C. Article 3(3) of the Transfer of Undertakings Directive
32. Article 3(3), second sentence, of the Transfer of Undertakings Directive, (19) and the one year option it affords with respect to the period in which the transferee shall be bound to observe the terms and conditions of the collective agreement binding the transferor, in no way changes my conclusions on the interpretation of Article 3(1) of the Transfer of Undertakings Directive. First, as already noted, the collective agreement between the applicant trade union and the first and second defendants does not alter the wording of provisions on length of service and termination notice periods that appeared in the collective agreement binding the transferor. Thus, the fact that one collective agreement ceases to have effect after one year and another commences is immaterial.
33. Second, the Court has held that Member State implementation of the facility in Article 3(3), second sentence, of the Transfer of Undertakings Directive to replace, with immediate effect, the conditions which the transferred workers enjoyed under the collective agreement with the transferor with those laid down by the collective agreement in force with the transferee cannot have the aim or effect of imposing on those workers conditions which are, overall, less favourable than those applicable before the transfer. (20) The same must necessarily be the case with respect to the one year option when the relevant terms of the pertinent collective agreements are identically worded. (21)

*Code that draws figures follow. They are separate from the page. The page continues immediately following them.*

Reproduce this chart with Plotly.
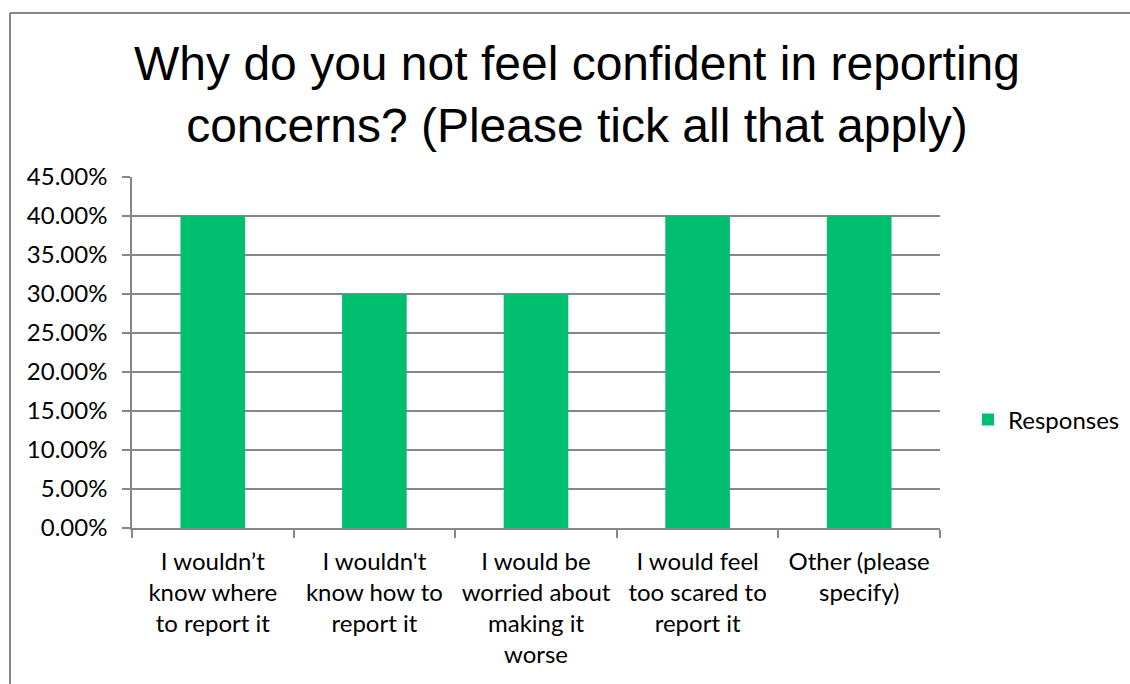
import plotly.graph_objects as go

categories = [
    "I wouldn’t<br>know where<br>to report it",
    "I wouldn't<br>know how to<br>report it",
    "I would be<br>worried about<br>making it<br>worse",
    "I would feel<br>too scared to<br>report it",
    "Other (please<br>specify)",
]
responses = [0.40, 0.30, 0.30, 0.40, 0.40]
series_name = "Responses"
title_text = "Why do you not feel confident in reporting<br>concerns? (Please tick all that apply)"

W, H = 1130, 684
L, R, T, B = 132, 190, 177, 156
plot_w = W - L - R
plot_h = H - T - B

GREEN = "#00BF6F"
GRID = "#878787"
FONT = "Lato, 'Open Sans', sans-serif"
FS = 24

fig = go.Figure()
fig.add_trace(go.Bar(
    x=categories,
    y=responses,
    name=series_name,
    marker=dict(color=GREEN, line=dict(width=0)),
    width=0.4,
    showlegend=True,
))


def px_x(x):
    return (x - L) / plot_w


def px_y(y):
    return (H - B - y) / plot_h


fig.update_layout(
    width=W,
    height=H,
    margin=dict(l=L, r=R, t=T, b=B, autoexpand=False),
    paper_bgcolor="white",
    plot_bgcolor="white",
    font=dict(family=FONT, size=FS, color="#000000"),
    title=dict(
        text=title_text,
        font=dict(family="'Liberation Sans', Arial, sans-serif", size=48, color="#000000"),
        x=577 / W,
        xanchor="center",
        xref="container",
        y=1 - 80 / H,
        yanchor="top",
        yref="container",
    ),
    bargap=0.6,
    xaxis=dict(
        type="category",
        showline=True,
        linecolor=GRID,
        linewidth=1.5,
        ticks="outside",
        tickson="boundaries",
        ticklen=8,
        tickcolor=GRID,
        tickwidth=1.5,
        showgrid=False,
        tickfont=dict(family=FONT, size=FS),
        tickangle=0,
        ticklabelstandoff=11,
    ),
    yaxis=dict(
        range=[0, 0.45],
        dtick=0.05,
        tickformat=".2%",
        showline=True,
        linecolor=GRID,
        linewidth=1.5,
        ticks="outside",
        ticklen=8,
        tickcolor=GRID,
        tickwidth=1.5,
        showgrid=True,
        gridcolor=GRID,
        gridwidth=1.5,
        zeroline=False,
        tickfont=dict(family=FONT, size=FS),
        ticklabelstandoff=10,
    ),
    legend=dict(
        x=px_x(968),
        xanchor="left",
        y=px_y(420),
        yanchor="middle",
        font=dict(family=FONT, size=FS),
        bgcolor="rgba(0,0,0,0)",
    ),
    shapes=[
        dict(type="line", xref="paper", yref="paper",
             x0=px_x(10), x1=px_x(W + 5), y0=px_y(13), y1=px_y(13),
             line=dict(color=GRID, width=2)),
        dict(type="line", xref="paper", yref="paper",
             x0=px_x(10), x1=px_x(10), y0=px_y(13), y1=px_y(H + 5),
             line=dict(color=GRID, width=2)),
    ],
)

fig.write_html("out.html")
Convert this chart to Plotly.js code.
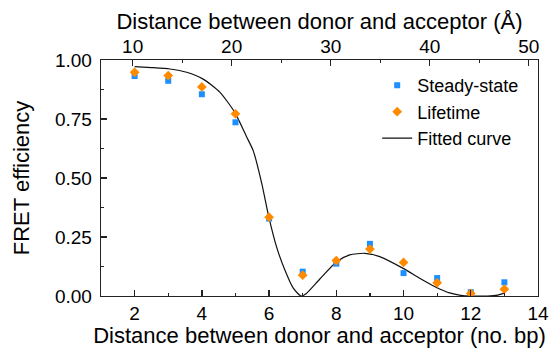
<!DOCTYPE html>
<html>
<head>
<meta charset="utf-8">
<script src="https://cdn.plot.ly/plotly-3.0.1.min.js"></script>
<style>html,body{margin:0;padding:0;background:#fff;}#chart{width:549px;height:348px;}</style>
</head>
<body>
<div id="chart"></div>
<script>
// Distance in base pairs
const basePairs = [2, 3, 4, 5, 6, 7, 8, 9, 10, 11, 12, 13];
// FRET efficiency, steady-state measurement
const steadyState = [0.932, 0.912, 0.855, 0.736, 0.328, 0.103, 0.137, 0.221, 0.097, 0.076, 0.016, 0.058];
// FRET efficiency, lifetime measurement
const lifetime = [0.948, 0.934, 0.886, 0.772, 0.334, 0.088, 0.150, 0.199, 0.142, 0.056, 0.011, 0.029];
// Fitted curve
const fitBp = [2.0, 2.5, 3.05, 3.55, 4.04, 4.54, 4.98, 5.33, 5.53, 5.78, 5.99, 6.22, 6.47, 6.72, 6.95, 7.11, 7.51, 8.01, 8.40, 8.85, 9.29, 9.99, 10.48, 10.95, 11.37, 11.7, 12.0, 12.5, 12.8, 13.0];
const fitEff = [0.972, 0.968, 0.962, 0.948, 0.919, 0.863, 0.778, 0.675, 0.615, 0.478, 0.336, 0.209, 0.110, 0.033, 0.0, 0.011, 0.072, 0.145, 0.174, 0.181, 0.167, 0.117, 0.075, 0.038, 0.013, 0.003, 0.0, 0.0, 0.004, 0.012];
// Axis ranges and ticks
const bpRange = [1, 14];
const angstromRange = [6.8, 50.94];
const effTicks = [0, 0.25, 0.5, 0.75, 1.0];

const font = 'Liberation Sans, Arial, sans-serif';
const axisColor = '#222';

const traces = [
  {x: fitBp, y: fitEff, type: 'scatter', mode: 'lines', name: 'Fitted curve',
   line: {color: '#111', width: 1.2, shape: 'spline', smoothing: 0.6}, legendrank: 3},
  {x: basePairs, y: steadyState, type: 'scatter', mode: 'markers', name: 'Steady-state',
   marker: {symbol: 'square', size: 6, color: '#1E8FFF'}, legendrank: 1},
  {x: basePairs, y: lifetime, type: 'scatter', mode: 'markers', name: 'Lifetime',
   marker: {symbol: 'diamond', size: 7.5, color: '#FF8A00'}, legendrank: 2},
  // empty trace so the top (Å) axis is drawn
  {x: [], y: [], xaxis: 'x2', yaxis: 'y', type: 'scatter', mode: 'markers', showlegend: false, hoverinfo: 'skip'}
];

const layout = {
  width: 549, height: 348,
  margin: {l: 101, r: 11, t: 60, b: 52},
  paper_bgcolor: '#fff', plot_bgcolor: '#fff',
  font: {family: font, size: 19, color: '#000'},
  showlegend: true,
  legend: {x: 0.632, y: 0.97, xanchor: 'left', yanchor: 'top', bgcolor: 'rgba(0,0,0,0)',
           font: {family: font, size: 18, color: '#000'}, tracegroupgap: 0},
  xaxis: {
    range: bpRange, dtick: 2, tick0: 0, showgrid: false, zeroline: false,
    showline: true, linecolor: axisColor, linewidth: 1.3,
    ticks: 'inside', ticklen: 6, tickwidth: 1.3, tickcolor: axisColor,
    minor: {dtick: 1, ticks: 'inside', ticklen: 3, tickwidth: 1.3, tickcolor: axisColor, showgrid: false},
    tickfont: {family: font, size: 19, color: '#000'},
    title: {text: 'Distance between donor and acceptor (no. bp)', font: {family: font, size: 22, color: '#000'}, standoff: 7}
  },
  xaxis2: {
    overlaying: 'x', side: 'top', anchor: 'y',
    range: angstromRange, dtick: 10, tick0: 0, showgrid: false, zeroline: false,
    showline: true, linecolor: axisColor, linewidth: 1.3,
    ticks: 'inside', ticklen: 6, tickwidth: 1.3, tickcolor: axisColor, ticklabelstandoff: -2,
    minor: {dtick: 5, ticks: 'inside', ticklen: 3, tickwidth: 1.3, tickcolor: axisColor, showgrid: false},
    tickfont: {family: font, size: 19, color: '#000'},
    title: {text: 'Distance between donor and acceptor (Å)', font: {family: font, size: 22, color: '#000'}, standoff: 0}
  },
  yaxis: {
    range: [0, 1], tickvals: effTicks, tickformat: '.2f', showgrid: false, zeroline: false,
    showline: true, mirror: true, linecolor: axisColor, linewidth: 1.3,
    ticks: 'inside', ticklen: 6, tickwidth: 1.3, tickcolor: axisColor, ticklabelstandoff: 4,
    minor: {dtick: 0.125, tick0: 0, ticks: 'inside', ticklen: 3, tickwidth: 1.3, tickcolor: axisColor, showgrid: false},
    tickfont: {family: font, size: 19, color: '#000'},
    title: {text: 'FRET efficiency', font: {family: font, size: 22, color: '#000'}, standoff: 19}
  }
};

Plotly.newPlot('chart', traces, layout, {displayModeBar: false, staticPlot: true});
</script>
</body>
</html>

D. Horizontal application of The Transfer of Undertakings Directive
34. Finally, in their written observations the defendants contend that an interpretation of the Transfer of Undertakings Directive that differs from that which they have advocated would result in breach of legal certainty, a prohibited imposition of an obligation on a private individual due to (unlawful) horizontal application of a directive, and equally prohibited contra legem interpretation of national law, particularly with respect to the activation by Sweden of the one year option. (22)
35. It does not appear from the case file that any question of contra legem interpretation of national law arises in this case, because neither of the collective agreements in issue, or the relevant statutory rules (the LAS and the MBL) compel the removal of the period of employment with transferors from the calculation of notice of termination periods binding transferees. (23)
36. Further, it is well established in the Court’s case-law that neither adverse ramifications for private parties nor departure from settled national case-law are impediments to the obligation on Member State courts to do all they can to achieve the result sought by the directive concerned and consequently comply with the third paragraph of Article 288 TFEU. The detailed rules on how this is to be secured by a national court, in the context of application of directives in disputes of a horizontal nature, was recently considered by the Grand Chamber of the Court in judgment of 19 April 2016, DI, C‑441/14 (EU:C:2016:278).
IV. Conclusion
37. In the light of all the foregoing considerations, I am of the opinion that the Court should answer the question raised by the Arbetsdomstolen (Labour Court, Sweden) to the following effect:
In the circumstances of the main proceedings, Council Directive 2001/23/EC of 12 March 2001 on the approximation of the laws of the Member States relating to the safeguarding of employees’ rights in the event of transfers of undertakings, businesses or parts of undertakings or businesses requires the inclusion, even after a year has elapsed from the date of transfer of an undertaking, of periods of service an employee has completed with the transferor in the calculation of lengths of service relevant to the determination of the redundancy notice period that the transferee is obliged to respect.